To learn more about M. patagonicus development, the researchers obtained and studied sample bone fossils from three periods during the life of the dinosaur: just after they were born, at one year, and as adults. They then used computer simulations to fill in the rest of the anatomy of the dinosaur. Next, they calculated the center of gravity for the dinosaur at each stage of its life. For a creature to walk upright, its center of gravity must be over its back legs, rather than farther up its spine, as is the case with animals like cats and dogs.

The researchers found that during its early stages, the center of gravity for the dinosaur was farther up the spine, suggesting it walked on all fours. They also found that the center of gravity did not shift until the dinosaur reached adulthood, suggesting that it walked on all fours for most of its young life.
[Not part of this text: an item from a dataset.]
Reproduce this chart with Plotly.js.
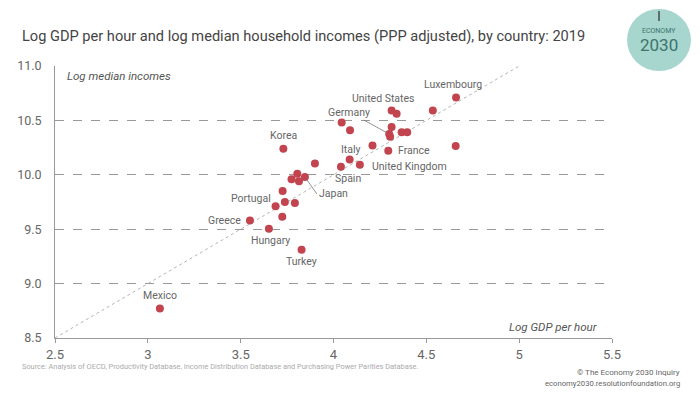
<!DOCTYPE html>
<html>
<head>
<meta charset="utf-8">
<script src="https://cdn.plot.ly/plotly-3.0.1.min.js"></script>
<style>html,body{margin:0;padding:0;background:#fff;}#chart{width:700px;height:394px;}</style>
</head>
<body>
<div id="chart"></div>
<script>
// ---- data ----
const country = ["Luxembourg","","United States","","","","Germany","","","","","Korea","","France","","Italy","United Kingdom","Spain","","Japan","","","","","Portugal","","","","Greece","Hungary","Turkey","Mexico"];
const logGdpPerHour = [4.66,4.535,4.313,4.34,4.044,4.313,4.30,4.305,4.367,4.397,4.089,3.73,4.21,4.295,4.658,4.087,4.142,4.04,3.90,3.846,3.805,3.774,3.814,3.726,3.738,3.688,3.792,3.724,3.55,3.652,3.828,3.065];
const logMedianIncome = [10.71,10.59,10.59,10.56,10.48,10.44,10.375,10.35,10.39,10.39,10.41,10.24,10.27,10.22,10.265,10.14,10.093,10.075,10.105,9.98,10.01,9.96,9.94,9.85,9.75,9.71,9.74,9.615,9.58,9.505,9.31,8.77];
const refLineX = [2.5, 5];
const refLineY = [8.5, 11];
const xTicks = [2.5, 3, 3.5, 4, 4.5, 5, 5.5];
const xTickText = ["2.5","3","3.5","4","4.5","5","5.5"];
const yTicks = [8.5, 9, 9.5, 10, 10.5, 11];
const yTickText = ["8.5","9.0","9.5","10.0","10.5","11.0"];

// ---- label placement (pixel offsets relative to each labelled point) ----
const labelStyle = {
  "Luxembourg":     {dx: -3,  dy: -13, anchor: "center"},
  "United States":  {dx: -8,  dy: -12, anchor: "center"},
  "Germany":        {dx: -40, dy: -22, anchor: "center", arrow: true},
  "Korea":          {dx: 0,   dy: -13, anchor: "center"},
  "France":         {dx: 8,   dy: 0,   anchor: "left"},
  "Italy":          {dx: 1,   dy: -10, anchor: "center"},
  "United Kingdom": {dx: 10,  dy: 2,   anchor: "left"},
  "Spain":          {dx: 7,   dy: 12,  anchor: "center"},
  "Japan":          {dx: 12,  dy: 17,  anchor: "left", arrow: true},
  "Portugal":       {dx: -12, dy: -4,  anchor: "right"},
  "Greece":         {dx: -7,  dy: 0,   anchor: "right"},
  "Hungary":        {dx: 2,   dy: 12,  anchor: "center"},
  "Turkey":         {dx: 0,   dy: 12,  anchor: "center"},
  "Mexico":         {dx: 0,   dy: -13, anchor: "center"}
};

const FONT = "Roboto, 'Noto Sans', sans-serif";
const labelFont = {family: FONT, size: 10.5, color: "#666"};
const annotations = [];
country.forEach((c, i) => {
  if (!c || !labelStyle[c]) return;
  const s = labelStyle[c];
  if (s.arrow) {
    annotations.push({
      x: logGdpPerHour[i], y: logMedianIncome[i], xref: "x", yref: "y",
      text: c, showarrow: true, arrowhead: 0, arrowwidth: 0.8, arrowcolor: "#777",
      ax: s.dx, ay: s.dy, standoff: 3, font: labelFont, xanchor: s.anchor
    });
  } else {
    annotations.push({
      x: logGdpPerHour[i], y: logMedianIncome[i], xref: "x", yref: "y",
      text: c, showarrow: false, xshift: s.dx, yshift: -s.dy,
      xanchor: s.anchor, yanchor: "middle", font: labelFont
    });
  }
});

// pixel -> paper helpers (plot area l=55, r=612, t=66, b=338)
const px = v => (v - 55) / 557;
const py = v => (338 - v) / 272;

// axis captions
annotations.push({x: px(65), y: py(76), xref: "paper", yref: "paper", text: "<i>Log median incomes</i>",
  showarrow: false, xanchor: "left", yanchor: "middle", font: {family: FONT, size: 11.5, color: "#555"}});
annotations.push({x: px(600), y: py(327), xref: "paper", yref: "paper", text: "<i>Log GDP per hour</i>",
  showarrow: false, xanchor: "right", yanchor: "middle", font: {family: FONT, size: 11.5, color: "#555"}});
// source and credits
annotations.push({x: px(20), y: py(366), xref: "paper", yref: "paper", text: "Source: Analysis of OECD, Productivity Database, Income Distribution Database and Purchasing Power Parities Database.",
  showarrow: false, xanchor: "left", yanchor: "middle", font: {family: FONT, size: 7.4, color: "#aaa"}});
annotations.push({x: px(682), y: py(372), xref: "paper", yref: "paper", text: "© The Economy 2030 Inquiry",
  showarrow: false, xanchor: "right", yanchor: "middle", font: {family: FONT, size: 8, color: "#666"}});
annotations.push({x: px(682), y: py(383), xref: "paper", yref: "paper", text: "economy2030.resolutionfoundation.org",
  showarrow: false, xanchor: "right", yanchor: "middle", font: {family: FONT, size: 7.7, color: "#666"}});
// logo text
annotations.push({x: px(659), y: py(31), xref: "paper", yref: "paper", text: "ECONOMY",
  showarrow: false, xanchor: "center", yanchor: "middle", font: {family: FONT, size: 7, color: "#3d746c"}});
annotations.push({x: px(659), y: py(45.5), xref: "paper", yref: "paper", text: "2030",
  showarrow: false, xanchor: "center", yanchor: "middle", font: {family: FONT, size: 17, color: "#3d746c"}});

const shapes = [
  {type: "circle", xref: "paper", yref: "paper", xsizemode: "pixel", ysizemode: "pixel",
   xanchor: px(659), yanchor: py(40), x0: -32, x1: 32, y0: -31, y1: 31,
   fillcolor: "#a6d6cd", line: {width: 0}, layer: "below"},
  {type: "line", xref: "paper", yref: "paper", xsizemode: "pixel", ysizemode: "pixel",
   xanchor: px(659), yanchor: py(16), x0: 0, x1: 0, y0: -5, y1: 5,
   line: {color: "#4a4a4a", width: 1.5}}
];

const traces = [
  {x: refLineX, y: refLineY, type: "scatter", mode: "lines", hoverinfo: "skip",
   line: {color: "#b5b5b5", width: 1, dash: "dot"}},
  {x: logGdpPerHour, y: logMedianIncome, text: country, type: "scatter", mode: "markers",
   marker: {color: "#c1444f", size: 8}}
];

const layout = {
  width: 700, height: 394,
  margin: {l: 55, r: 88, t: 66, b: 56},
  paper_bgcolor: "#fff", plot_bgcolor: "#fff",
  showlegend: false,
  title: {text: "Log GDP per hour and log median household incomes (PPP adjusted), by country: 2019",
    x: 22/700, xanchor: "left", y: 1 - 36/394, yanchor: "middle", xref: "container", yref: "container",
    font: {family: FONT, size: 14.6, color: "#444"}},
  xaxis: {range: [2.5, 5.5], tickvals: xTicks, ticktext: xTickText, showgrid: false, zeroline: false,
    showline: true, linecolor: "#999", linewidth: 1, ticks: "outside", ticklen: 4, tickcolor: "#999",
    tickfont: {family: FONT, size: 13, color: "#666"}},
  yaxis: {range: [8.5, 11], tickvals: yTicks, ticktext: yTickText, showgrid: true, gridcolor: "#999",
    griddash: "dash", gridwidth: 1, zeroline: false, showline: true, linecolor: "#999", linewidth: 1,
    ticks: "outside", ticklen: 10, tickcolor: "rgba(0,0,0,0)",
    tickfont: {family: FONT, size: 12.5, color: "#666"}},
  annotations: annotations,
  shapes: shapes
};

Plotly.newPlot("chart", traces, layout, {displayModeBar: false, staticPlot: true});
</script>
</body>
</html>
Mussaurus is just one branch on the dinosaur family tree that may have switched locomotion modes as the animals aged.

“Several dinosaurs have been hypothesized to do it, including Maiasaura, Iguanodon, Psittacosaurus, Dryosaurus, and Massospondylus,” says Kimi Chapelle, a Ph.D. candidate studying locomotion shifts in dinosaurs at the University of the Witwatersrand in South Africa.

The finding is unique, because other than humans, no other species is known to walk on all fours during early stages of development and transition to bipedalism after growing to adulthood. The finding suggests that other dinosaurs might have done so, as well.



The study was published in the journal Scientific Reports.